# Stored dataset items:
▬▬▬▬▬▬

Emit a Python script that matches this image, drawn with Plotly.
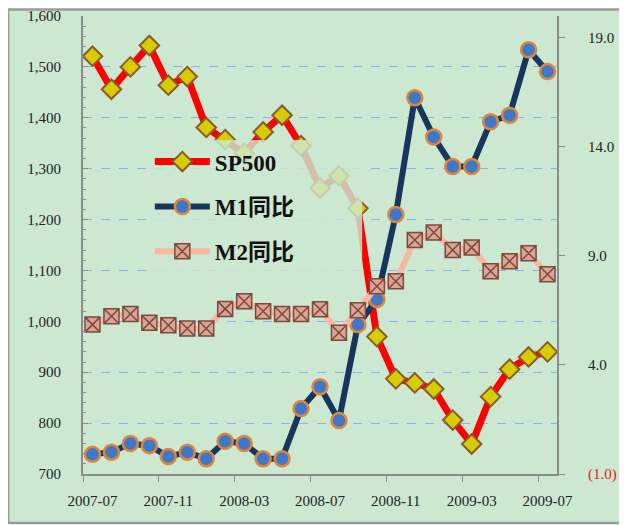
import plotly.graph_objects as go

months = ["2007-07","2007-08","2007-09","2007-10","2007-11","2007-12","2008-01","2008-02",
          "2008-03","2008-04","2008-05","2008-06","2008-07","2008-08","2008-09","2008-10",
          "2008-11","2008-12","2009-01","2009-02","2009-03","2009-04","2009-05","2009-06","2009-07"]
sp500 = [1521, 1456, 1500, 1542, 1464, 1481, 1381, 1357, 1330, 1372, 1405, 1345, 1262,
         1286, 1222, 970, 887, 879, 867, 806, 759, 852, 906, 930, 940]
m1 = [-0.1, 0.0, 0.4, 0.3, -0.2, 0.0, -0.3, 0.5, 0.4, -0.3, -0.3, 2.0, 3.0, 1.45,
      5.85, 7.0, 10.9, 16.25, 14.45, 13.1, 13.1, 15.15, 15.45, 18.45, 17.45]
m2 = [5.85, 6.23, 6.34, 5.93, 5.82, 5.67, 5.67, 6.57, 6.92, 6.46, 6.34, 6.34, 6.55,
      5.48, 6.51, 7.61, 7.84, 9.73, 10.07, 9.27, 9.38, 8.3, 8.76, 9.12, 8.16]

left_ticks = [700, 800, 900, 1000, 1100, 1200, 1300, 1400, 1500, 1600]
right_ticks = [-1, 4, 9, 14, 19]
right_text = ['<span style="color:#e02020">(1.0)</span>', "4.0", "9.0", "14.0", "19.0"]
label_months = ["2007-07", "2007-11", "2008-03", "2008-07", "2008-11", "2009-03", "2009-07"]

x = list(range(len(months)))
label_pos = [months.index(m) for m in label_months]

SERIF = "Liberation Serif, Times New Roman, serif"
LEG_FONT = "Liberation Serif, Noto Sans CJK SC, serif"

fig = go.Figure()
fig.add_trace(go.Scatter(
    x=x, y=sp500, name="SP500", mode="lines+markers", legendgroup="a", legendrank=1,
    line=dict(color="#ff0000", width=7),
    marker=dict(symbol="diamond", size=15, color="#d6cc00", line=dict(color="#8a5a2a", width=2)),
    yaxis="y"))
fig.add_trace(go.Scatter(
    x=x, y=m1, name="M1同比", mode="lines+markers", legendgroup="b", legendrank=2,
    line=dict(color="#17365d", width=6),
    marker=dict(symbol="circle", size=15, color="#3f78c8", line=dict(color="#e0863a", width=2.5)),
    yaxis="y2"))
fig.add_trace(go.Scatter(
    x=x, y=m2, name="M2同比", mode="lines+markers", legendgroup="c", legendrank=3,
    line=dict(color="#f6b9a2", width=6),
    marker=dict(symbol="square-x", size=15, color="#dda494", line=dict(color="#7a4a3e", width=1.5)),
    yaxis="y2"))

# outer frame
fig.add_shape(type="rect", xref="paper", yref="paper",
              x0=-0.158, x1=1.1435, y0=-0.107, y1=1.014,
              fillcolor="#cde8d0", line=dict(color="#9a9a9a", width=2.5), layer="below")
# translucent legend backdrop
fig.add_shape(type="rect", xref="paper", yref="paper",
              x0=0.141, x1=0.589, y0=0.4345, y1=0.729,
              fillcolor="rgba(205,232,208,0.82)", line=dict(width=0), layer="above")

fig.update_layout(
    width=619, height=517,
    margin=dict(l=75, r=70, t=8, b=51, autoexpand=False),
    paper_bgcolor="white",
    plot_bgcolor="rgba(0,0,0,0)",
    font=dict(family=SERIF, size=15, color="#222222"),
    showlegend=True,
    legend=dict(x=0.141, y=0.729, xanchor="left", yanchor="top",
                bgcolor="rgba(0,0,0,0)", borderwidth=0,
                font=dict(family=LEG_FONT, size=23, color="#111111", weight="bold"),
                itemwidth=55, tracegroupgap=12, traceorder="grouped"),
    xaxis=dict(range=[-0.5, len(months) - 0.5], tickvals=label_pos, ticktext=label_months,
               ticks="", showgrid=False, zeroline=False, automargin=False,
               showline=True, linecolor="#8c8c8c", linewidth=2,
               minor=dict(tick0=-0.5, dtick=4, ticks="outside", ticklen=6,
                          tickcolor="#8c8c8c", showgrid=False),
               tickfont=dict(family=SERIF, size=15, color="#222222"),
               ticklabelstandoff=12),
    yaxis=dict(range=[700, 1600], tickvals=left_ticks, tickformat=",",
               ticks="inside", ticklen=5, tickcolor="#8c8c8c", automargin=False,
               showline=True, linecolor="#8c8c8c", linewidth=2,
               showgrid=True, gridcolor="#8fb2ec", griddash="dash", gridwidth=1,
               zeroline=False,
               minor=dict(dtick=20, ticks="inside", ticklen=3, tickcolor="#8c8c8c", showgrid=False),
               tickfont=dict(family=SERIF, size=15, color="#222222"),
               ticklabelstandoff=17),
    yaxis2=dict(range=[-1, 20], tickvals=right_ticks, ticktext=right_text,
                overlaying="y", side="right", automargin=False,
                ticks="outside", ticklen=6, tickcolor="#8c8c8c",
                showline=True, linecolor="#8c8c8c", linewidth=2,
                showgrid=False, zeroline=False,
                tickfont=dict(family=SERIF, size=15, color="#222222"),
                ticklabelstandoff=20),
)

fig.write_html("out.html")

▬▬▬▬▬▬

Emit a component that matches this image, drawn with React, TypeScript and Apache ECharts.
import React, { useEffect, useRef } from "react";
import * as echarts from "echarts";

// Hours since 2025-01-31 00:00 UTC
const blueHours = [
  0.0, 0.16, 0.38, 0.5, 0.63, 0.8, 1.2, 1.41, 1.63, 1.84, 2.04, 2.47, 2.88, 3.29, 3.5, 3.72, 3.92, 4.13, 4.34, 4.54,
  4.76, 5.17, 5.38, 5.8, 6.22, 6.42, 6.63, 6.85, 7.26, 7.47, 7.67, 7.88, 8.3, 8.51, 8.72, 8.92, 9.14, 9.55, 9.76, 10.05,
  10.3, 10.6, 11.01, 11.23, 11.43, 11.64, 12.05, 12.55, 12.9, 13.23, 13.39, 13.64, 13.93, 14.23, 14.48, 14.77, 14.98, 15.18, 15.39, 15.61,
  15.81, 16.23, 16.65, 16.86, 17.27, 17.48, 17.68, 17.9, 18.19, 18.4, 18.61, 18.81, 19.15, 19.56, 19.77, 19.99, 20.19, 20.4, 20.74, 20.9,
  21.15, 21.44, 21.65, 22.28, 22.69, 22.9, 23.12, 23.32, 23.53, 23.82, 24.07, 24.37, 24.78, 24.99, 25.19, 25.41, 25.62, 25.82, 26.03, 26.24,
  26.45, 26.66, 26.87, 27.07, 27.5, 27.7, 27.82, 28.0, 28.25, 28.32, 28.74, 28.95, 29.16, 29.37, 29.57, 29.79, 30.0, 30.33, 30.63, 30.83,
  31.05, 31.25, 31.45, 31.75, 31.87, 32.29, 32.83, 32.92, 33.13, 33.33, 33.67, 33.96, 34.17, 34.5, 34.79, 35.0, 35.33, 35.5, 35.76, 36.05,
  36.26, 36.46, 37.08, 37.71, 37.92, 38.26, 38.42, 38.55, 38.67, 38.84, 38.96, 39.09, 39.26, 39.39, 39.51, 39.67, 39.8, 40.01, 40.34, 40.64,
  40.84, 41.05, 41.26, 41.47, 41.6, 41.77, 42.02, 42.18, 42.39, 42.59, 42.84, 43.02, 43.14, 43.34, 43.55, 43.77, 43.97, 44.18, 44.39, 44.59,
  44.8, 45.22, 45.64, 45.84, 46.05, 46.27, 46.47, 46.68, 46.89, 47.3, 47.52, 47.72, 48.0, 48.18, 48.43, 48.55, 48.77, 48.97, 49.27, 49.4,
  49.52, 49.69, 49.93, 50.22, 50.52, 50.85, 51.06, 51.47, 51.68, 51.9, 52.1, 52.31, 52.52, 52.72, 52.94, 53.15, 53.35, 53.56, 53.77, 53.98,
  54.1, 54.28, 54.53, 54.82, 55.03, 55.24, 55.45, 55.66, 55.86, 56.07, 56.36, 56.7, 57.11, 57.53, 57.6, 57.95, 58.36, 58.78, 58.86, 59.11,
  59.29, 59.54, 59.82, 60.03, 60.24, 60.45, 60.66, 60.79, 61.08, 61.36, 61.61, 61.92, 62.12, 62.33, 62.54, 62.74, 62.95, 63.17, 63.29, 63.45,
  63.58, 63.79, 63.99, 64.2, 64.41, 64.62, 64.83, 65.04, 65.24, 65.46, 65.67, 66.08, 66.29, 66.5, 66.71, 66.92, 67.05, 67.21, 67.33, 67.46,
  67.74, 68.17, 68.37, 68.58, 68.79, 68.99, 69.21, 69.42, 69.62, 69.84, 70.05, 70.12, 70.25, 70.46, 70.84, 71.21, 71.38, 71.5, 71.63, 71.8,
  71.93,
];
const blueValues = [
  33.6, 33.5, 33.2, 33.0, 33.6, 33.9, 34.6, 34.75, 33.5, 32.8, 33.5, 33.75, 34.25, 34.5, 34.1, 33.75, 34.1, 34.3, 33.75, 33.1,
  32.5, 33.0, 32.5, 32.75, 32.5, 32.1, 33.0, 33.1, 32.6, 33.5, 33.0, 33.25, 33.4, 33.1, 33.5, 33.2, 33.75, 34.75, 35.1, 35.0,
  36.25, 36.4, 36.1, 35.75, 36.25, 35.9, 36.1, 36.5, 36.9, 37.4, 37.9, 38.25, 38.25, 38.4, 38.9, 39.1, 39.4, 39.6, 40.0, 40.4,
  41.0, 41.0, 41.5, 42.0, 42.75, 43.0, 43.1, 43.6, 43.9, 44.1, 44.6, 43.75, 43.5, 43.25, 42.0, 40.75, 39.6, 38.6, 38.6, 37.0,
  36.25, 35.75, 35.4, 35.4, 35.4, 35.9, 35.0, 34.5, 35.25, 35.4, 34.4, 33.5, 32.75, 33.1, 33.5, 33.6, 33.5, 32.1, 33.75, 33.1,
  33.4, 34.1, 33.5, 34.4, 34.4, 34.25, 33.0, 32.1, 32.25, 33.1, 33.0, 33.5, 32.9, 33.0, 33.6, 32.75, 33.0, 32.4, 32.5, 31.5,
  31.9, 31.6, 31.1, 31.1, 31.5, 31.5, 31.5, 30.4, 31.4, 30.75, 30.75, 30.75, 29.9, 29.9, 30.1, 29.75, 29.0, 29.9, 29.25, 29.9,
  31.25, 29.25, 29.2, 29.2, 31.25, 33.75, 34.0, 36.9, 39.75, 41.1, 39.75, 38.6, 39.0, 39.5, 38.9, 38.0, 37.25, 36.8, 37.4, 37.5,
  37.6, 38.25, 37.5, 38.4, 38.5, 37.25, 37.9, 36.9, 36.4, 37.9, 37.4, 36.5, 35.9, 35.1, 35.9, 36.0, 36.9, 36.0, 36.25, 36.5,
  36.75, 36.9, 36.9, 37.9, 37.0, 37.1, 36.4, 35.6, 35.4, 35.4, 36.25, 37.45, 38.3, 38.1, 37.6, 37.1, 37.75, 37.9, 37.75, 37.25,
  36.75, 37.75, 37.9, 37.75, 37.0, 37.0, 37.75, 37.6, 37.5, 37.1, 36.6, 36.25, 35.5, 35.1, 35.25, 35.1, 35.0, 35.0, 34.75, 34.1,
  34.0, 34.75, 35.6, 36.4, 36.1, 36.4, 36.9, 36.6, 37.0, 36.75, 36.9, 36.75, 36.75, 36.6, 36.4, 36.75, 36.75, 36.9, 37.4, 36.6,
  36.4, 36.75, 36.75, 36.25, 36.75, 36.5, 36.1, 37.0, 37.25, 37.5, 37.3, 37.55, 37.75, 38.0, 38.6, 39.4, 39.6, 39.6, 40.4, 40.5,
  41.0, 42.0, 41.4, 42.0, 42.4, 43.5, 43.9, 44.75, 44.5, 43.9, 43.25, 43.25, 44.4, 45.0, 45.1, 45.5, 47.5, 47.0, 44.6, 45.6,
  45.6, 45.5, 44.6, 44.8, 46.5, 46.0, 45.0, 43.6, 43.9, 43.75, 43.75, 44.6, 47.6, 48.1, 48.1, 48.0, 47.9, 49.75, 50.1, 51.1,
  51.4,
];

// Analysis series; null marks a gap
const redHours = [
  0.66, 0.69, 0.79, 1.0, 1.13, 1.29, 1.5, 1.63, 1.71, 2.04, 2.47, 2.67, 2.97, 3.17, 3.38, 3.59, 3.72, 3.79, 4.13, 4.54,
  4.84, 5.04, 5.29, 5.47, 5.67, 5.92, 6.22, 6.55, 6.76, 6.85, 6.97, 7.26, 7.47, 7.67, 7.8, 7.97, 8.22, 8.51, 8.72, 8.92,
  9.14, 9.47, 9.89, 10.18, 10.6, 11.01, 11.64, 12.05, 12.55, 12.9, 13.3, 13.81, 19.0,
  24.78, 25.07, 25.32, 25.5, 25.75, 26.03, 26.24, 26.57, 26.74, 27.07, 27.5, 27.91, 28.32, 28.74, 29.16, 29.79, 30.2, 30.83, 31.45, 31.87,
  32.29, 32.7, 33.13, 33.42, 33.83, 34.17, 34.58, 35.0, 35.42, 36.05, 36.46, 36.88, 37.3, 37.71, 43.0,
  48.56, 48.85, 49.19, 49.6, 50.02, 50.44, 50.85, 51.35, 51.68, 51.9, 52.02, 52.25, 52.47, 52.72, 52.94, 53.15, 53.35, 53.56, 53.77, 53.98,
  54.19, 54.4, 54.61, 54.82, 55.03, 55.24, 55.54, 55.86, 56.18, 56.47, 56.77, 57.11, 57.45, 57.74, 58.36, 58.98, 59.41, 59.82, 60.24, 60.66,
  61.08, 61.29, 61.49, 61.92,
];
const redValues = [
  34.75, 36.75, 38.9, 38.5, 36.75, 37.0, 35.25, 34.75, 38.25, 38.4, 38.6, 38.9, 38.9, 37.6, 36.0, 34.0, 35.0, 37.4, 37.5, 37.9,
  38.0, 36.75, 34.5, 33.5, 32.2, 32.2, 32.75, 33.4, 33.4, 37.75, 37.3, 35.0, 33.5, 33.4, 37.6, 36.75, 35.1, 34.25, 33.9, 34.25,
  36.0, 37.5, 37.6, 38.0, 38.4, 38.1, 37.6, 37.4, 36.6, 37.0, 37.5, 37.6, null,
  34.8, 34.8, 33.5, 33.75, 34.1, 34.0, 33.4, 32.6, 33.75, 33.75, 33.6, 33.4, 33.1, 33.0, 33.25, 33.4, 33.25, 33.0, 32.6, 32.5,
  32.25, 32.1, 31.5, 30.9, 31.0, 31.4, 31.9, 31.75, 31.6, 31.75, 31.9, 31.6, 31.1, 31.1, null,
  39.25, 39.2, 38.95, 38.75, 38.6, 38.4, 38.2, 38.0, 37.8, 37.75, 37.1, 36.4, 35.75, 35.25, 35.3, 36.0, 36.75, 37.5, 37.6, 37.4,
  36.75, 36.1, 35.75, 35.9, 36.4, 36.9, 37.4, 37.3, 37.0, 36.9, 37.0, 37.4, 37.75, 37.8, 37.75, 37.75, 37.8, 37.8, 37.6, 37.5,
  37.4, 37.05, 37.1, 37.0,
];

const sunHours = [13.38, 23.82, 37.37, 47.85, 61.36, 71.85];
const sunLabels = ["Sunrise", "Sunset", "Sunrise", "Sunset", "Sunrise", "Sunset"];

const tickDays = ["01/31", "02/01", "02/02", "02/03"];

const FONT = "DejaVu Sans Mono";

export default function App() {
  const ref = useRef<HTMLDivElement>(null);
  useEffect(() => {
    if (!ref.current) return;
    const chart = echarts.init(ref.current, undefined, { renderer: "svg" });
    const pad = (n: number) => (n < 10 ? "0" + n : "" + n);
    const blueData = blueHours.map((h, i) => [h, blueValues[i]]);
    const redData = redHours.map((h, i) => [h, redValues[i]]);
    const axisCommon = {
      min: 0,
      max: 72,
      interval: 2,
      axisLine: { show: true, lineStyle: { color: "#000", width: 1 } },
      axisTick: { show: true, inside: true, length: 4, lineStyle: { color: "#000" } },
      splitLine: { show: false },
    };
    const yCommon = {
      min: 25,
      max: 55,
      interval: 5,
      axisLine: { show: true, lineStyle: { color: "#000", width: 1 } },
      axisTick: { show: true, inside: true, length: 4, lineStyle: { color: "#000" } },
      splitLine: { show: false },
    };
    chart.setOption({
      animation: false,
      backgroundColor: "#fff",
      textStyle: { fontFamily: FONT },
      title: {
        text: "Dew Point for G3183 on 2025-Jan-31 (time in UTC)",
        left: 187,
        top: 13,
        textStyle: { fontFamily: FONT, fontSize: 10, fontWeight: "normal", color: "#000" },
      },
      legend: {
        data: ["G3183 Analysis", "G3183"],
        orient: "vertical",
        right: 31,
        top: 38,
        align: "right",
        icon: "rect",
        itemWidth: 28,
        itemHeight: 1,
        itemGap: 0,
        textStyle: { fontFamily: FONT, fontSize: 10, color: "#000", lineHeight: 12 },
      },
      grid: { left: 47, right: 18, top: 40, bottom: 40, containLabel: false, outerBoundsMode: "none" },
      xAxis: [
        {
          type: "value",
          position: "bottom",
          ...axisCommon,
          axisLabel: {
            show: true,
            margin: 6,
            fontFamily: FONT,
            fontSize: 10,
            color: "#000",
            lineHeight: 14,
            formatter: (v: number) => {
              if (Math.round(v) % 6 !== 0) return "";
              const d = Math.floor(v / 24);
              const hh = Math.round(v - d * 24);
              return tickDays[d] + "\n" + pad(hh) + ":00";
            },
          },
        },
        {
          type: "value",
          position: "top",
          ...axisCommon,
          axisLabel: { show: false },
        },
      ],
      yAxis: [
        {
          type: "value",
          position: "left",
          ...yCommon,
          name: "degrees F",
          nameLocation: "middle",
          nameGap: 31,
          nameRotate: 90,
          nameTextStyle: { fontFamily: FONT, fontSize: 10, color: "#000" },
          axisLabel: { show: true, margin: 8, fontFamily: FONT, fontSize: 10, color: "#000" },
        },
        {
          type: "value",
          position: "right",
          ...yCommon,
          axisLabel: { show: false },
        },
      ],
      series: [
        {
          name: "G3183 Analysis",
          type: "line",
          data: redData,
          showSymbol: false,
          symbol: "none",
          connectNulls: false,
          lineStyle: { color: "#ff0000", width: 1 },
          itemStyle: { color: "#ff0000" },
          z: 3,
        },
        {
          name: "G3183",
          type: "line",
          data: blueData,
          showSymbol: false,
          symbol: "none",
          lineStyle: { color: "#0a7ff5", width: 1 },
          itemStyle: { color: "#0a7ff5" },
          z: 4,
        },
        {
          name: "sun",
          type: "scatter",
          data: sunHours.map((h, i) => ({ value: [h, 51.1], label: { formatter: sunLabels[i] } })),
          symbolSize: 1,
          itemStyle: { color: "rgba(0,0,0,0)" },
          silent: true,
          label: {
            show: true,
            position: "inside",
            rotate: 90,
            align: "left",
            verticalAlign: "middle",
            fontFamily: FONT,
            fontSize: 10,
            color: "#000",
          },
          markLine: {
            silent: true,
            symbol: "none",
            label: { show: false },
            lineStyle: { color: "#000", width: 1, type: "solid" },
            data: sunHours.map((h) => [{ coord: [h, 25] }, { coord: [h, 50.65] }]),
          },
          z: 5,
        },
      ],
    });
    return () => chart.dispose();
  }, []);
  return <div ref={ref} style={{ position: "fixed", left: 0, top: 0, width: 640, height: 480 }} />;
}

▬▬▬▬▬▬

# What you are asked to do:
Reproduce the data above exactly, but only the lines from the one showing "Emit a Python" through the one showing "Serif, Noto Sans", with both ends kept and the pictures left out.

# Output for this task:
Emit a Python script that matches this image, drawn with Plotly.
import plotly.graph_objects as go

months = ["2007-07","2007-08","2007-09","2007-10","2007-11","2007-12","2008-01","2008-02",
          "2008-03","2008-04","2008-05","2008-06","2008-07","2008-08","2008-09","2008-10",
          "2008-11","2008-12","2009-01","2009-02","2009-03","2009-04","2009-05","2009-06","2009-07"]
sp500 = [1521, 1456, 1500, 1542, 1464, 1481, 1381, 1357, 1330, 1372, 1405, 1345, 1262,
         1286, 1222, 970, 887, 879, 867, 806, 759, 852, 906, 930, 940]
m1 = [-0.1, 0.0, 0.4, 0.3, -0.2, 0.0, -0.3, 0.5, 0.4, -0.3, -0.3, 2.0, 3.0, 1.45,
      5.85, 7.0, 10.9, 16.25, 14.45, 13.1, 13.1, 15.15, 15.45, 18.45, 17.45]
m2 = [5.85, 6.23, 6.34, 5.93, 5.82, 5.67, 5.67, 6.57, 6.92, 6.46, 6.34, 6.34, 6.55,
      5.48, 6.51, 7.61, 7.84, 9.73, 10.07, 9.27, 9.38, 8.3, 8.76, 9.12, 8.16]

left_ticks = [700, 800, 900, 1000, 1100, 1200, 1300, 1400, 1500, 1600]
right_ticks = [-1, 4, 9, 14, 19]
right_text = ['<span style="color:#e02020">(1.0)</span>', "4.0", "9.0", "14.0", "19.0"]
label_months = ["2007-07", "2007-11", "2008-03", "2008-07", "2008-11", "2009-03", "2009-07"]

x = list(range(len(months)))
label_pos = [months.index(m) for m in label_months]

SERIF = "Liberation Serif, Times New Roman, serif"
LEG_FONT = "Liberation Serif, Noto Sans CJK SC, serif"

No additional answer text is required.